Updated: Nov 15, 2020

So, who is in the mood for something different today? No worries, it’s still horror, but it is horror from Indonesia, sounds good? Great!

One benefit of having this blog is that I occasionally get emails from writers asking if I can review their work, and sometimes I get something truly unique to review, in this case I got Who’s There?: A Collection of Stories by Dimas Rio, an Indonesian writer who recently had this short story collection translated to English. And I do enjoy trying out new things.

Who’s There?: A Collection of Stories:

I am going through each story by how they are listed in the book

WHO’S THERE?:

First story out, and it’s the one the book is named after, a young man is drinking his drinking by a bar with his friends, worrying about getting married, his fiancée is nowhere to be found and he does not seem to worried about that.

Great opener for this collection. Features an ghostly apparition on a bike, to be honest the apparition on a bike is reason enough to read this book.

AT DUSK:

This one is the shortest one in the collection, its about a journalist student who has gone to interview a famous suspense writer at his home, when there, the writer tells the student a story about the scariest thing that have happened to him.

Short but efficient.

THE WANDERING:

This one is definitely my favourite of these stories. A young security guard is working nightshift on a floor in an office building, spending his nights reading books and stealing petty cash from the cubicles, at home he has a pregnant girlfriend waiting for him.

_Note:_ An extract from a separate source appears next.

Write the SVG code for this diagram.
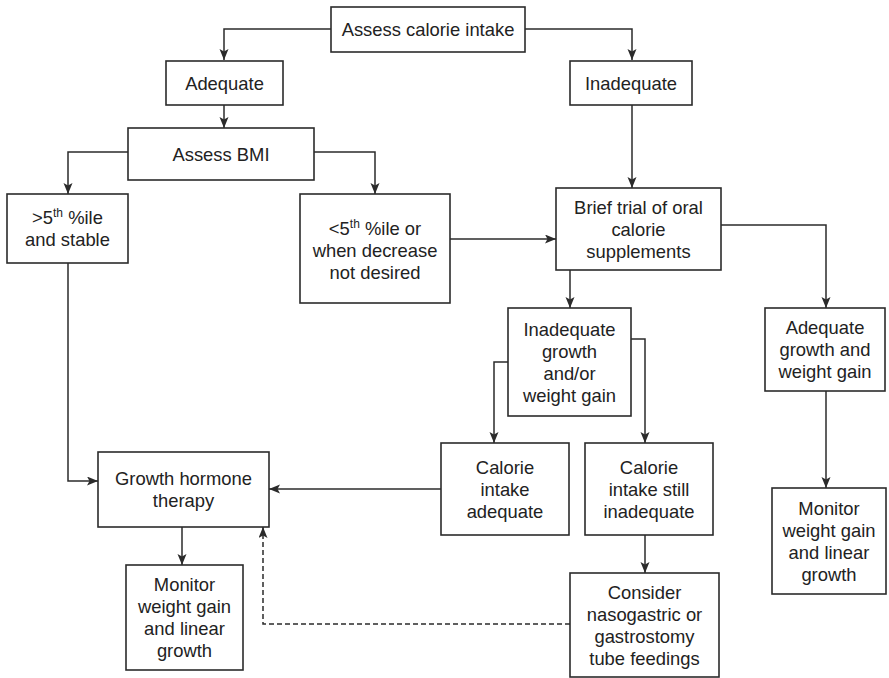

He starts finding letters around in the office space, he starts reading them and they are from a young woman to her fiancée, then the letters start finding him and they crave to be read.

This is a tense and unsettling story, just being alone in an office at night is scary! (Trust me on that) Great build-up leads to a conclusion that I feel like I should have seen coming, but I didn’t.

THE VOICE CANAL:

Another short short-story, this one a sad tale about a young man studying in Scotland and occasionally talking to his father over the internet.

Bit different from the other stories in this collection, but it works rather well here.

THE FOREST PROTECTOR:

So, then we have arrived at the final story of the collection. A woman is on the run with her young son, from what? We don’t know to begin with, all we know is something horrible has happened.

What is great here is that the narrative is split between the mother and the young son, you get two different perspectives on the what have happened. Also, this story feels like a fitting end for this collection, a quiet ending.

So, what did I think of this collection? Well I really enjoyed it, it is always exiting reading horror (or basically anything) set in (and from) new places, and set with cultural flavourings I am unaccustomed to, like words and titles. When it comes to these flavourings, I found it extra helpful that Dimas Rio have provided a glossary.

This is a suspenseful, tense and entertaining collection, with an with and Indonesian flavouring that makes me want to read more works of fiction from the region and from Dimas Rio himself.

So, in the end I give this collection a 5/5 haunting letters.


Thanks for reading, hope everybody is safe out there!